**EXERCISE DIRECTIONS:**
Track down every line below that holds "matplotlib" and copy it.

**DATASET EXCERPT:**
—————
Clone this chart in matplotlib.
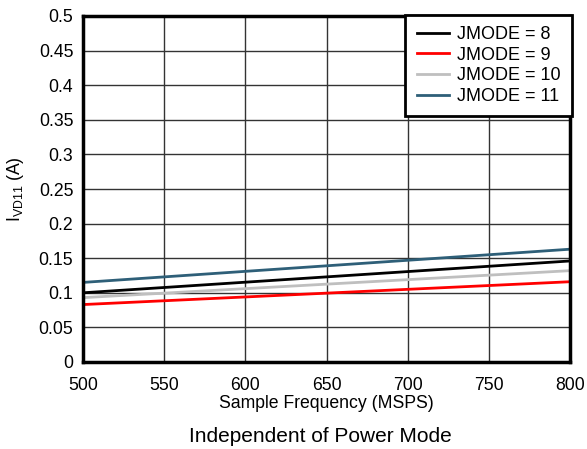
import matplotlib
matplotlib.use("Agg")
import matplotlib.pyplot as plt

plt.rcParams['font.family'] = ['Liberation Sans', 'DejaVu Sans']

freq = [500, 800]
jmode8 = [0.100, 0.146]
jmode9 = [0.083, 0.116]
jmode10 = [0.093, 0.132]
jmode11 = [0.115, 0.163]
labels = ['JMODE = 8', 'JMODE = 9', 'JMODE = 10', 'JMODE = 11']
colors = ['#000000', '#ff0000', '#bfbfbf', '#2e5f78']

fig = plt.figure(figsize=(5.87, 4.49), dpi=100)
ax = fig.add_axes([83/587, (449-362)/449, (570-83)/587, (362-16)/449])

for ys, lab, c in zip([jmode8, jmode9, jmode10, jmode11], labels, colors):
    ax.plot(freq, ys, color=c, lw=2, label=lab)

ax.set_xlim(500, 800)
ax.set_ylim(0, 0.5)
ax.set_xticks([500, 550, 600, 650, 700, 750, 800])
ax.set_yticks([0, 0.05, 0.1, 0.15, 0.2, 0.25, 0.3, 0.35, 0.4, 0.45, 0.5])
ax.set_yticklabels(['0', '0.05', '0.1', '0.15', '0.2', '0.25', '0.3', '0.35', '0.4', '0.45', '0.5'])
ax.grid(True, color='#333333', lw=1)
ax.set_axisbelow(True)
ax.tick_params(length=0, labelsize=12.7)
ax.tick_params(axis='y', pad=7)
ax.tick_params(axis='x', pad=10.5)
for s in ax.spines.values():
    s.set_linewidth(2.5)

ax.set_xlabel('Sample Frequency (MSPS)', fontsize=12.7, labelpad=1)
ax.set_ylabel(r'$\mathregular{I_{VD11}}$ (A)', fontsize=12.7, labelpad=9)

leg = ax.legend(loc='upper right', fontsize=13, frameon=True, fancybox=False,
                bbox_to_anchor=(1.004, 1.003), borderaxespad=0,
                handlelength=1.8, labelspacing=0.2,
                borderpad=0.62, handletextpad=0.45)
leg.get_frame().set_edgecolor('black')
leg.get_frame().set_linewidth(2)
leg.get_frame().set_alpha(1)

fig.text(320/587, 1 - 437/449, 'Independent of Power Mode', ha='center', va='center', fontsize=15)

fig.savefig('out.png', dpi=100)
—————
**TASK ANSWER:**
Clone this chart in matplotlib.
import matplotlib
matplotlib.use("Agg")
import matplotlib.pyplot as plt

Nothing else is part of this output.